Mottola, who worked with Hill on Superbad, sees a similar ethos in Mid90s. “To commit to that level of naturalism and those rhythms and not panic and just fill it with a lot of goofy jokes or whatever to entertain or to be flashy takes a lot of nerve,” he said. “It’s obviously really funny. But underneath all the shitty young male behavior there’s these wounded kids who actually have good hearts. And I know Jonah’s like that. The reason he’s so great playing Seth in Superbad [is because] he was the only person who came in and read for that part who could convey the vulnerability and fear underneath that character, which explains why he just talked so much shit. It was all just protection.”

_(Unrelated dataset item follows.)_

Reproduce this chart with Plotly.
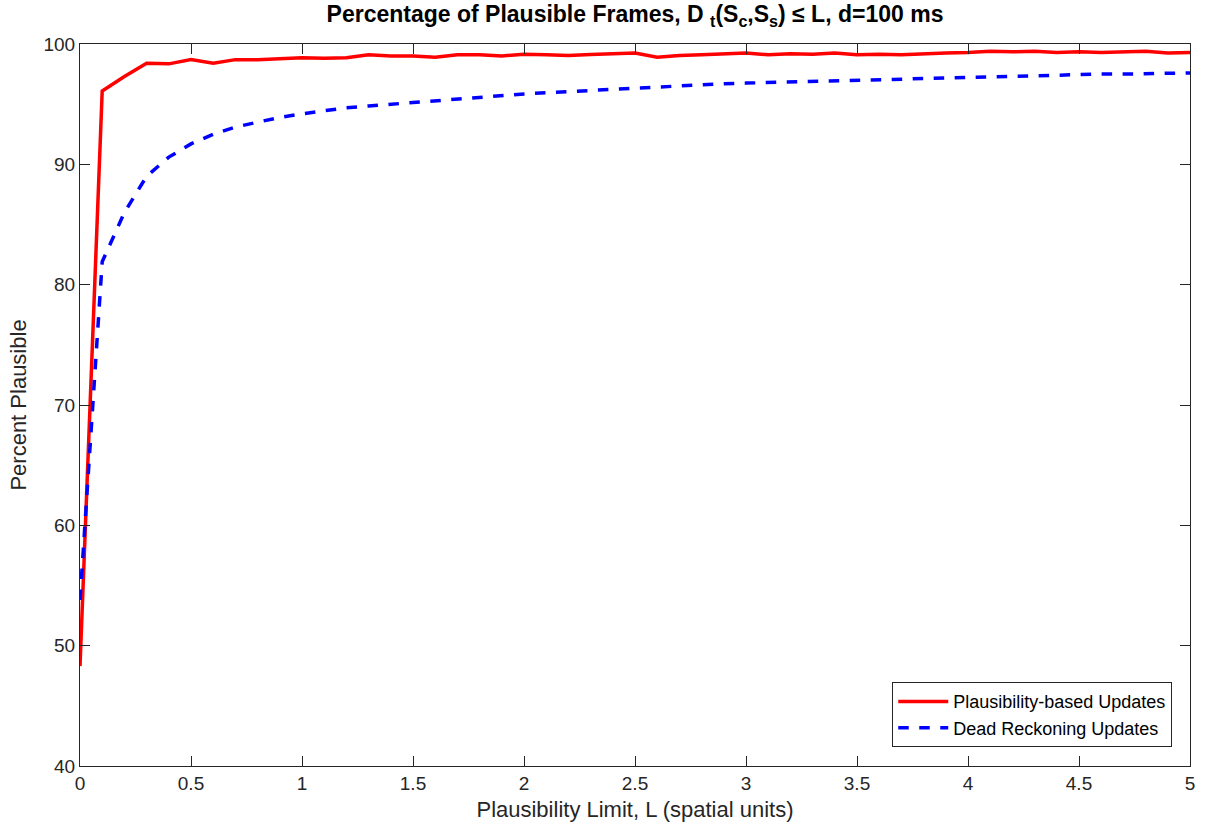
import plotly.graph_objects as go

limits = [round(i * 0.1, 1) for i in range(51)]

plausibility_based = [48.3, 96.1, 97.3, 98.4, 98.35, 98.7, 98.4, 98.7, 98.7, 98.8,
                      98.85, 98.82, 98.85, 99.1, 99.0, 99.0, 98.9, 99.1, 99.1, 99.0,
                      99.15, 99.1, 99.05, 99.12, 99.2, 99.25, 98.9, 99.05, 99.1, 99.2,
                      99.25, 99.1, 99.2, 99.15, 99.25, 99.1, 99.15, 99.1, 99.2, 99.25,
                      99.3, 99.4, 99.35, 99.4, 99.3, 99.35, 99.3, 99.35, 99.4, 99.25,
                      99.3]

dead_reckoning = [53.8, 81.9, 86.0, 89.0, 90.6, 91.7, 92.5, 93.1, 93.5, 93.9,
                  94.2, 94.45, 94.7, 94.85, 95.0, 95.15, 95.3, 95.45, 95.6, 95.75,
                  95.85, 95.95, 96.05, 96.15, 96.25, 96.35, 96.45, 96.55, 96.6, 96.7,
                  96.75, 96.8, 96.85, 96.9, 96.95, 97.0, 97.05, 97.1, 97.15, 97.2,
                  97.25, 97.3, 97.3, 97.35, 97.4, 97.45, 97.5, 97.5, 97.55, 97.6,
                  97.6]

x_ticks = [0, 0.5, 1, 1.5, 2, 2.5, 3, 3.5, 4, 4.5, 5]
x_tick_text = ["0", "0.5", "1", "1.5", "2", "2.5", "3", "3.5", "4", "4.5", "5"]
y_ticks = [40, 50, 60, 70, 80, 90, 100]

fig = go.Figure()
fig.add_trace(go.Scatter(x=limits, y=plausibility_based, mode="lines",
                         name="Plausibility-based Updates",
                         line=dict(color="#ff0000", width=3.5)))
fig.add_trace(go.Scatter(x=limits, y=dead_reckoning, mode="lines",
                         name="Dead Reckoning Updates",
                         line=dict(color="#0000ff", width=3.5, dash="dash")))

axis_color = "#262626"
font_family = "Liberation Sans, Arial, Helvetica, sans-serif"

fig.update_layout(
    width=1207, height=834,
    margin=dict(l=80, r=17, t=44, b=68),
    paper_bgcolor="white", plot_bgcolor="white",
    font=dict(family=font_family, size=19, color=axis_color),
    title=dict(text="<b>Percentage of Plausible Frames, D <sub>t</sub>(S<sub>c</sub>,S<sub>s</sub>) ≤ L, d=100 ms</b>",
               x=0.5, xref="paper", xanchor="center", y=0.993, yanchor="top",
               font=dict(size=23, color="black")),
    showlegend=True,
    legend=dict(x=0.984, y=0.026, xanchor="right", yanchor="bottom",
                bgcolor="white", bordercolor=axis_color, borderwidth=1,
                font=dict(size=18, color="black"), tracegroupgap=0,
                itemwidth=50),
    xaxis=dict(range=[0, 5], tickvals=x_ticks, ticktext=x_tick_text,
               ticks="inside", ticklen=10, tickcolor=axis_color, mirror="ticks",
               showline=True, linecolor=axis_color, linewidth=1, showgrid=False,
               zeroline=False,
               title=dict(text="Plausibility Limit, L (spatial units)", font=dict(size=22), standoff=8)),
    yaxis=dict(range=[40, 100], tickvals=y_ticks,
               ticks="inside", ticklen=10, tickcolor=axis_color, mirror="ticks",
               showline=True, linecolor=axis_color, linewidth=1, showgrid=False,
               zeroline=False,
               title=dict(text="Percent Plausible", font=dict(size=22), standoff=10)),
)

fig.write_html("out.html")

Mid90s isn’t autobiographical, but Hill’s sensibility seems to echo through the film. Like in most great past-set-coming-of-age movies, the protagonist, for whom the director quite clearly has great affection, painfully starts to grow up. “What’s really touching about it,” Mottola said, “is that this kid is actually able to make connections to these friends that for whatever reasons he can’t make in his family.”
The bond on set was real. By the time the production wrapped, Prenatt said that he had “gained a family and friendships.” When he went to a skate park for the first time after filming, he noticed that everyone seemed to be shooting video on their phones. At that moment, he began longing for an era that he’d lived through only in a movie.